● Task brief
Extract each line where the string "this" shows up.

• • • • • • •

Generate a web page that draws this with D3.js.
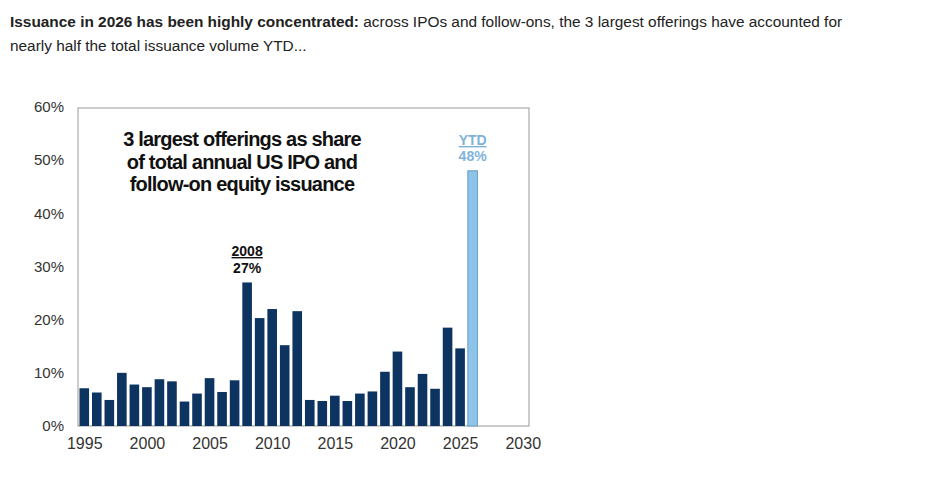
<!DOCTYPE html>
<html><head><meta charset="utf-8">
<script src="https://cdn.jsdelivr.net/npm/d3@7"></script>
<style>
body{margin:0;background:#fff;font-family:"Liberation Sans",Arial,sans-serif}
#head{position:absolute;left:10px;top:10px;width:920px;font-size:15.4px;line-height:24px;color:#222}
</style></head><body>
<div id="head"><b>Issuance in 2026 has been highly concentrated:</b> across IPOs and follow-ons, the 3 largest offerings have accounted for<br>nearly half the total issuance volume YTD...</div>
<svg id="svg" width="933" height="480" style="position:absolute;left:0;top:0"></svg>
<script>
//data
let years = d3.range(1995, 2027)
let shares = [7.1, 6.3, 4.9, 10.0, 7.8, 7.3, 8.8, 8.4, 4.6, 6.1, 9.0, 6.4, 8.6, 27.0, 20.3, 22.0, 15.2, 21.6,
    4.9, 4.7, 5.7, 4.7, 6.1, 6.5, 10.2, 14.0, 7.3, 9.8, 7.0, 18.5, 14.6, 48.0]
let yTicks = [0, 10, 20, 30, 40, 50, 60]
let xTicks = [1995, 2000, 2005, 2010, 2015, 2020, 2025, 2030]

let svg = d3.select('#svg')
let x = d3.scaleLinear().domain([1994.5, 2030.5]).range([78, 529])
let y = d3.scaleLinear().domain([0, 60]).range([426, 107])

//plot frame
svg.append('rect').attr('x', 78).attr('y', 108).attr('width', 451).attr('height', 318)
    .attr('fill', 'none').attr('stroke', '#999').attr('stroke-width', 1)

//axes
svg.append('g').attr('transform', 'translate(78,0)')
    .call(d3.axisLeft(y).tickValues(yTicks).tickFormat(d => d + '%').tickSize(0).tickPadding(14))
    .call(g => g.select('.domain').remove())
    .selectAll('text').attr('font-size', 15).attr('fill', '#333').attr('font-family', 'Liberation Sans, Arial')
svg.append('g').attr('transform', 'translate(0,426)')
    .call(d3.axisBottom(x).tickValues(xTicks).tickFormat(d3.format('d')).tickSize(0).tickPadding(12))
    .call(g => g.select('.domain').remove())
    .selectAll('text').attr('font-size', 16).attr('fill', '#333').attr('font-family', 'Liberation Sans, Arial')

//bars
let bw = 9.6
svg.append('g').selectAll('rect').data(years).join('rect')
    .attr('x', d => x(d) - bw / 2)
    .attr('y', (d, i) => y(shares[i]))
    .attr('width', bw)
    .attr('height', (d, i) => y(0) - y(shares[i]))
    .attr('fill', d => d == 2026 ? '#8ec3ea' : '#0d3461')
    .attr('stroke', d => d == 2026 ? '#6a9ec4' : 'none')

//annotations
let ann = svg.append('g').attr('font-family', 'Liberation Sans, Arial').attr('font-weight', 'bold').attr('text-anchor', 'middle')
;['3 largest offerings as share', 'of total annual US IPO and', 'follow-on equity issuance'].forEach((t, i) => {
    ann.append('text').attr('x', 242).attr('y', 146 + i * 22.5).attr('font-size', 20).attr('fill', '#111')
        .attr('letter-spacing', -0.8).text(t)
})
ann.append('text').attr('x', x(2008)).attr('y', 256).attr('font-size', 14).attr('fill', '#111')
    .attr('text-decoration', 'underline').text('2008')
ann.append('text').attr('x', x(2008)).attr('y', 273).attr('font-size', 14).attr('fill', '#111').text('27%')
ann.append('text').attr('x', x(2026)).attr('y', 145).attr('font-size', 14).attr('fill', '#7fb3da')
    .attr('text-decoration', 'underline').text('YTD')
ann.append('text').attr('x', x(2026)).attr('y', 161).attr('font-size', 14).attr('fill', '#7fb3da').text('48%')
</script>
</body></html>
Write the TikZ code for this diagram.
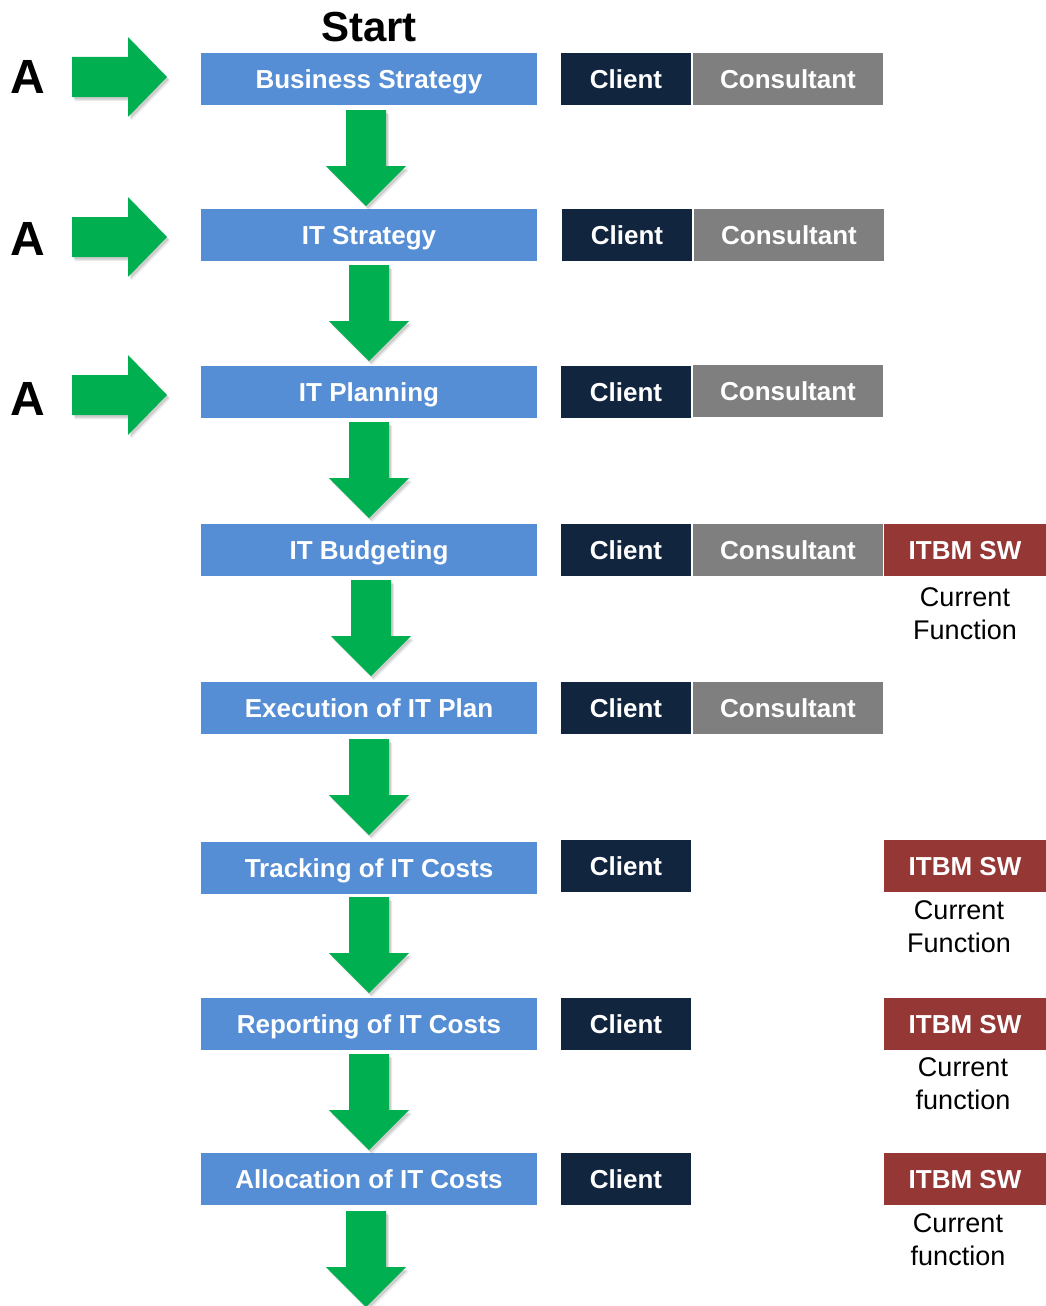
\documentclass[tikz,border=0pt]{standalone}
\usepackage{fontspec}
\setmainfont{Liberation Sans}
\usetikzlibrary{shadows,calc}
\definecolor{gblue}{HTML}{558ED5}
\definecolor{gnavy}{HTML}{11253F}
\definecolor{ggrey}{HTML}{7F7F7F}
\definecolor{gred}{HTML}{953735}
\definecolor{ggreen}{HTML}{00B050}
\tikzset{
  boxbase/.style={text=white,font=\fontsize{26}{30}\selectfont\bfseries,minimum height=52pt,inner sep=0pt,text depth=0pt},
  stepbox/.style={boxbase,fill=gblue,minimum width=336pt},
  clientbox/.style={boxbase,fill=gnavy,minimum width=130pt},
  consbox/.style={boxbase,fill=ggrey,minimum width=190pt},
  itbmbox/.style={boxbase,fill=gred,minimum width=162pt},
  curfn/.style={align=center,font=\fontsize{27}{33}\selectfont,inner sep=0pt},
  garrow/.style={fill=ggreen,
    drop shadow={shadow xshift=3pt,shadow yshift=-4pt,opacity=0.08,fill=black},
    drop shadow={shadow xshift=2pt,shadow yshift=-2.5pt,opacity=0.12,fill=black}},
  letterA/.style={font=\fontsize{48}{50}\selectfont\bfseries,inner sep=0pt}
}
\newcommand{\dnarrow}[1]{%
  \path[garrow] (#1) ++(-20,0) -- ++(40,0) -- ++(0,56) -- ++(20,0) -- ++(-40,40) -- ++(-40,-40) -- ++(20,0) -- cycle;}
\newcommand{\rtarrow}[1]{%
  \path[garrow] (#1) ++(0,-20) -- ++(56,0) -- ++(0,-20) -- ++(39,40) -- ++(-39,40) -- ++(0,-20) -- ++(-56,0) -- cycle;}
\begin{document}
\begin{tikzpicture}[x=1pt,y=-1pt]
\useasboundingbox (0,0) rectangle (1046,1306);
\node[font=\fontsize{42}{44}\selectfont\bfseries,inner sep=0pt] (start) at (369,27) {Start};
% step boxes
\node[stepbox] (b1) at (369,79) {Business Strategy};
\node[stepbox] (b2) at (369,235) {IT Strategy};
\node[stepbox] (b3) at (369,392) {IT Planning};
\node[stepbox] (b4) at (369,550) {IT Budgeting};
\node[stepbox] (b5) at (369,708) {Execution of IT Plan};
\node[stepbox] (b6) at (369,868) {Tracking of IT Costs};
\node[stepbox] (b7) at (369,1024) {Reporting of IT Costs};
\node[stepbox] (b8) at (369,1179) {Allocation of IT Costs};
% client
\node[clientbox] (c1) at (626,79) {Client};
\node[clientbox] (c2) at (627,235) {Client};
\node[clientbox] (c3) at (626,392) {Client};
\node[clientbox] (c4) at (626,550) {Client};
\node[clientbox] (c5) at (626,708) {Client};
\node[clientbox] (c6) at (626,866) {Client};
\node[clientbox] (c7) at (626,1024) {Client};
\node[clientbox] (c8) at (626,1179) {Client};
% consultant
\node[consbox] (k1) at (788,79) {Consultant};
\node[consbox] (k2) at (789,235) {Consultant};
\node[consbox] (k3) at (788,391) {Consultant};
\node[consbox] (k4) at (788,550) {Consultant};
\node[consbox] (k5) at (788,708) {Consultant};
% ITBM
\node[itbmbox] (i4) at (965,550) {ITBM SW};
\node[itbmbox] (i6) at (965,866) {ITBM SW};
\node[itbmbox] (i7) at (965,1024) {ITBM SW};
\node[itbmbox] (i8) at (965,1179) {ITBM SW};
\node[curfn,anchor=north] (f4) at (965,587) {Current\\Function};
\node[curfn,anchor=north] (f6) at (959,900) {Current\\Function};
\node[curfn,anchor=north] (f7) at (963,1057) {Current\\function};
\node[curfn,anchor=north] (f8) at (958,1213) {Current\\function};
% A letters
\node[letterA] (a1) at (28,77) {A};
\node[letterA] (a2) at (28,239) {A};
\node[letterA] (a3) at (28,399) {A};
% right arrows
\coordinate (r1) at (72,77);
\coordinate (r2) at (72,237);
\coordinate (r3) at (72,395);
\rtarrow{r1}\rtarrow{r2}\rtarrow{r3}
% down arrows
\coordinate (d1) at ($(b1.south)+(-3,5)$);
\coordinate (d2) at ($(b2.south)+(0,4)$);
\coordinate (d3) at ($(b3.south)+(0,4)$);
\coordinate (d4) at ($(b4.south)+(2,4)$);
\coordinate (d5) at ($(b5.south)+(0,5)$);
\coordinate (d6) at ($(b6.south)+(0,3)$);
\coordinate (d7) at ($(b7.south)+(0,4)$);
\coordinate (d8) at ($(b8.south)+(-3,6)$);
\dnarrow{d1}\dnarrow{d2}\dnarrow{d3}\dnarrow{d4}\dnarrow{d5}\dnarrow{d6}\dnarrow{d7}\dnarrow{d8}
\end{tikzpicture}
\end{document}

• • • • • • •

● Result
Generate a web page that draws this with D3.js.
Write the TikZ code for this diagram.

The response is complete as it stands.